M&S boss slams UK's Brexit plan for Northern Ireland
A lorry arrives at Larne port in Antrim, where a customs post has been established as part of the Northern Ireland Protocol, on November 29, 2021. (Photo by PAUL FAITH/AFP via Getty Images)
AFP via Getty Images

The boss of British retail giant Marks & Spencer hits out at London's plans for easing trade between Northern Ireland, the rest of the United Kingdom and the European Union in a letter seen Thursday by AFP.

Archie Norman, a former Conservative MP, wrote to the party's Foreign Secretary James Cleverly telling him Prime Minister Rishi Sunak's approach could lead to higher prices.


Moves to put "Northern Ireland only" or "UK wide" labelling on packages to avoid EU customs checks would "raise prices and reduce choice for consumers", and "further disadvantage UK producers and farmers", he wrote.

Norman called instead for digital tracing.

He said "labelling 'solves' a non-existent problem" because the vast majority of products "can be covered by a digital solution sent through a 'green' or authorised channel".

"Almost all food retailers employ digital traceability and product-tracing digitally obviates the need for physical checks."

Northern Ireland has been in political paralysis since the pro-UK Democratic Unionist Party walked out of its power-sharing government in Belfast, in protest at a protocol governing post-Brexit trade for the territory.

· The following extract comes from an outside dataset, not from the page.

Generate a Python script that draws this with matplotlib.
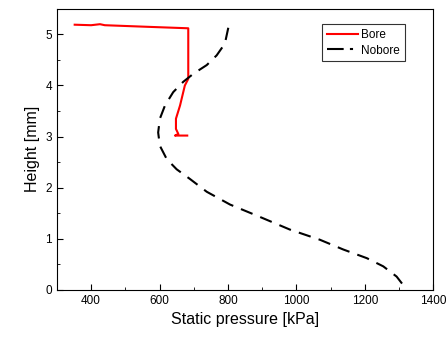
import matplotlib
matplotlib.use("Agg")
import matplotlib.pyplot as plt
from matplotlib.lines import Line2D
from matplotlib.ticker import MultipleLocator

plt.rcParams['font.family'] = ['Liberation Sans', 'DejaVu Sans']

# Bore (red)
bore_p = [352, 400, 426, 440, 560, 684, 684, 684, 674, 660, 648, 648, 655, 645, 681]
bore_h = [5.19, 5.18, 5.20, 5.18, 5.15, 5.12, 4.7, 4.13, 4.0, 3.61, 3.35, 3.15, 3.05, 3.02, 3.02]

# Nobore (black dashed)
nob_p = [801, 791, 767, 738, 699, 669, 640, 616, 601, 596, 601, 621, 650, 689, 738,
         806, 889, 981, 1069, 1137, 1206, 1254, 1293, 1315, 1318]
nob_h = [5.13, 4.82, 4.59, 4.40, 4.23, 4.07, 3.87, 3.61, 3.35, 3.08, 2.82, 2.56, 2.36, 2.17, 1.92,
         1.67, 1.44, 1.18, 0.98, 0.79, 0.62, 0.46, 0.26, 0.07, 0.0]

fig = plt.figure(figsize=(4.48, 3.41), dpi=100)
ax = fig.add_axes([0.127, 0.150, 0.840, 0.824])

ax.plot(bore_p, bore_h, color='#ff0000', lw=1.5, label='Bore')
ax.plot(nob_p, nob_h, color='black', lw=1.5, linestyle=(0, (6, 4)), label='Nobore')

ax.set_xlim(300, 1400)
ax.set_ylim(0, 5.5)
ax.xaxis.set_major_locator(MultipleLocator(200))
ax.xaxis.set_minor_locator(MultipleLocator(100))
ax.yaxis.set_major_locator(MultipleLocator(1))
ax.yaxis.set_minor_locator(MultipleLocator(0.5))
ax.tick_params(which='both', direction='in', labelsize=8.5)
ax.tick_params(which='major', length=4)
ax.tick_params(which='minor', length=2)
ax.set_xlabel('Static pressure [kPa]', fontsize=11.5)
ax.set_ylabel('Height [mm]', fontsize=11.5)

handles = [Line2D([], [], color='#ff0000', lw=1.5),
           Line2D([], [], color='black', lw=1.5, linestyle=(0, (8, 3, 1.5, 3)))]
leg = ax.legend(handles, ['Bore', 'Nobore'], loc='upper left', bbox_to_anchor=(0.705, 0.945),
                fontsize=8.5, frameon=True, fancybox=False, edgecolor='black',
                handlelength=2.6, handletextpad=0.3, borderpad=0.4, labelspacing=0.3,
                borderaxespad=0)
leg.get_frame().set_linewidth(0.8)

fig.savefig('out.png', dpi=100)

Both the UK and the EU hope to break the impasse over the protocol before April's 25th anniversary of the peace accord that ended decades of fighting between Irish republicans and unionists loyal to Britain.

The criticism from Marks & Spencer chairman Norman follows on the heels of British billionaire and Brexit champion James Dyson, who said Sunak had a "short-sighted" view of business operations.